Natural Convection around a Smooth Cylinder and a Spiro Tube: Experiments andCalculations

摘要

A study on laminar natural convection around a smooth cylinder and a Spiro tubeis described in terms of experiments as well as calculations. As a practical application of this study, the optimum design of the Spiro tube was also performed. An experimental set up was established, and the temperature distributions and the heat transfer around the smooth cylinder and the Spiro tube were measured. The measured data were used to verify the calculations. The calculations were carried out by means of the Galerkin finite element method. The governing equations, which originate from the related conservation principles, were solved in the fluid primitive variables.
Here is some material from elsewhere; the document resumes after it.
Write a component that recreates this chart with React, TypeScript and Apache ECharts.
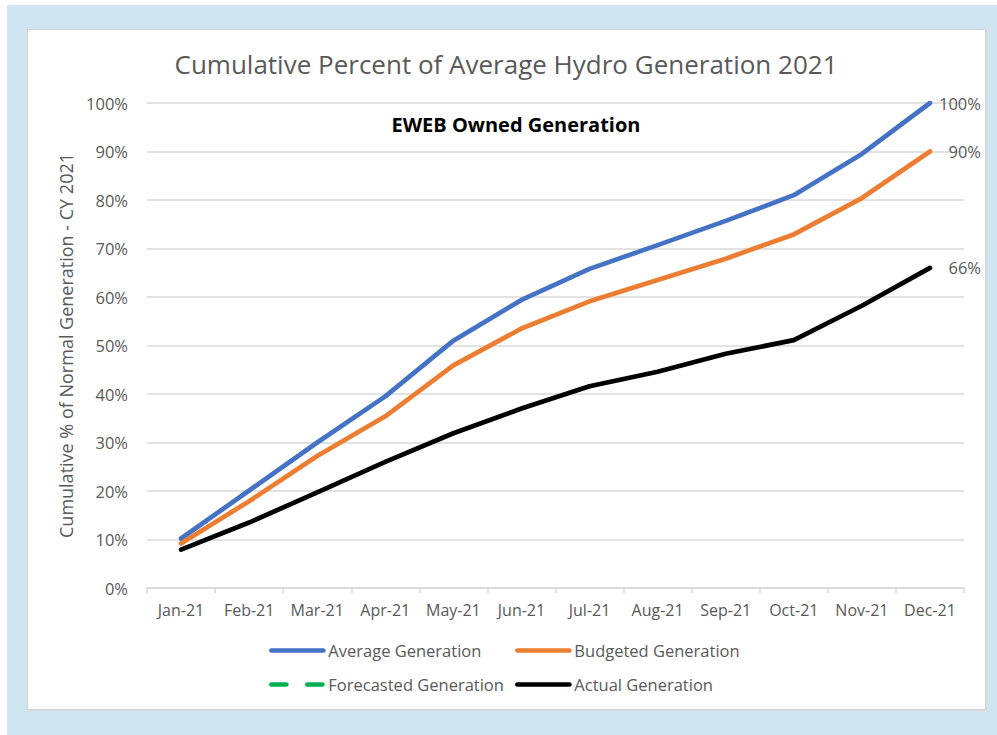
import React, { useEffect, useRef } from "react";
import * as echarts from "echarts";

const categories = ["Jan-21", "Feb-21", "Mar-21", "Apr-21", "May-21", "Jun-21", "Jul-21", "Aug-21", "Sep-21", "Oct-21", "Nov-21", "Dec-21"];
const averageGeneration = [10.2, 20.1, 30.0, 39.5, 51.0, 59.4, 65.8, 70.7, 75.7, 81.0, 89.5, 100];
const budgetedGeneration = [9.2, 17.9, 27.2, 35.4, 45.9, 53.5, 59.1, 63.5, 67.9, 72.9, 80.4, 90];
const forecastedGeneration: (number | null)[] = [null, null, null, null, null, null, null, null, null, null, null, null];
const actualGeneration = [7.9, 13.5, 19.7, 26.0, 31.9, 37.0, 41.6, 44.6, 48.3, 51.1, 58.2, 66];
const yTicks = [0, 10, 20, 30, 40, 50, 60, 70, 80, 90, 100];

const FONT = "'Open Sans', Lato, sans-serif";
const GRAY = "#595959";

export default function App() {
  const ref = useRef<HTMLDivElement>(null);
  useEffect(() => {
    if (!ref.current) return;
    const chart = echarts.init(ref.current, undefined, { renderer: "svg" });
    const endLabel = {
      show: true,
      formatter: (p: any) => Math.round(p.value) + "%",
      color: GRAY,
      fontFamily: FONT,
      fontSize: 16.5,
      align: "right",
      distance: 51,
    };
    const mk = (name: string, data: any[], color: string, dashed = false, withLabel = true) => ({
      name,
      type: "line",
      data,
      symbol: "none",
      smooth: false,
      lineStyle: { color, width: 4.7, cap: "round", join: "round", type: dashed ? [15, 21] : "solid" },
      itemStyle: { color },
      endLabel: withLabel ? endLabel : { show: false },
    });
    const legendCommon = {
      orient: "vertical",
      top: 642,
      padding: 0,
      itemWidth: 52,
      itemHeight: 4,
      itemGap: 17,
      itemStyle: { opacity: 0 },
      lineStyle: { width: 4.7, cap: "round" },
      textStyle: { color: GRAY, fontSize: 16.5, fontFamily: FONT },
      selectedMode: false,
    };
    chart.setOption({
      animation: false,
      textStyle: { fontFamily: FONT },
      grid: { left: 147, right: 33, top: 103, bottom: 147, containLabel: false },
      graphic: [
        {
          type: "text",
          x: 506,
          y: 64,
          style: {
            text: "Cumulative Percent of Average Hydro Generation 2021",
            font: `26px ${FONT}`,
            fill: GRAY,
            align: "center",
            verticalAlign: "middle",
          },
        },
        {
          type: "text",
          x: 516,
          y: 124,
          style: {
            text: "EWEB Owned Generation",
            font: `bold 20px ${FONT}`,
            fill: "#000000",
            align: "center",
            verticalAlign: "middle",
          },
        },
      ],
      legend: [
        { ...legendCommon, data: ["Average Generation", "Forecasted Generation"], left: 269 },
        { ...legendCommon, data: ["Budgeted Generation", "Actual Generation"], left: 515 },
      ],
      xAxis: {
        type: "category",
        data: categories,
        boundaryGap: true,
        axisLine: { lineStyle: { color: "#d9d9d9", width: 1.5 } },
        axisTick: { show: true, length: 5, interval: 0, lineStyle: { color: "#d9d9d9", width: 1.5 } },
        axisLabel: { color: GRAY, fontSize: 16, fontFamily: FONT, margin: 14, interval: 0, hideOverlap: false },
      },
      yAxis: {
        type: "value",
        min: yTicks[0],
        max: yTicks[yTicks.length - 1],
        interval: 10,
        name: "Cumulative % of Normal Generation - CY 2021",
        nameLocation: "middle",
        nameGap: 62,
        nameTextStyle: { color: GRAY, fontSize: 18, fontFamily: FONT },
        axisLine: { show: false },
        axisTick: { show: false },
        axisLabel: { color: GRAY, fontSize: 16.5, fontFamily: FONT, margin: 19, formatter: (v: number) => v + "%" },
        splitLine: { lineStyle: { color: "#d9d9d9", width: 1.5 } },
      },
      series: [
        mk("Average Generation", averageGeneration, "#4472C4"),
        mk("Budgeted Generation", budgetedGeneration, "#ED7D31"),
        mk("Forecasted Generation", forecastedGeneration, "#00B050", true, false),
        mk("Actual Generation", actualGeneration, "#000000"),
      ],
    });
    return () => chart.dispose();
  }, []);

  return (
    <div style={{ position: "fixed", left: 0, top: 0, width: 997, height: 735, background: "#ffffff", overflow: "hidden" }}>
      <div style={{ position: "absolute", left: 7, top: 5, width: 990, height: 730, background: "#cfe5f2" }} />
      <div
        style={{
          position: "absolute",
          left: 27,
          top: 29,
          width: 957,
          height: 679,
          background: "#ffffff",
          border: "1px solid #d4d4d4",
          boxShadow: "1px 1px 1px #d9d9d9",
        }}
      />
      <div ref={ref} style={{ position: "absolute", left: 0, top: 0, width: 997, height: 735 }} />
    </div>
  );
}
Two cases were distinguished in the calculations: the smooth cylinder and the Spiro tube in infinite space and within confining plates. As proved by the calculations, the confining plates have a strong effect on the heat transfer. The wires at the outside of the Spiro tube are complex in geometry. A special model was developed in the calculations to simulate their contribution to the flow and heat transfer. According to this model, the flow resistance and the heat transfer rate provided by the wires are approximated by drag forces and heat sources. The distributions of drag forces and heat source indicate where the wires have the maximum flow resistance and where the wires are effective in heat transfer. According to these distributions, improvement can be made in the design of the Spiro tube. An empirical formula was proposed, in order to conveniently calculate the heat transfer around the Spiro tube. Based on the experiments and the calculations, this formula relates the mean Nusselt number to the Rayleigh number as well as to various geometrical parameters of the Spiro tube. Then the optimum design of the Spiro tube was performed. The optimization predicts the best geometry for the heat transfer. This considerably reduces the manufacturing cost of the Spiro tube.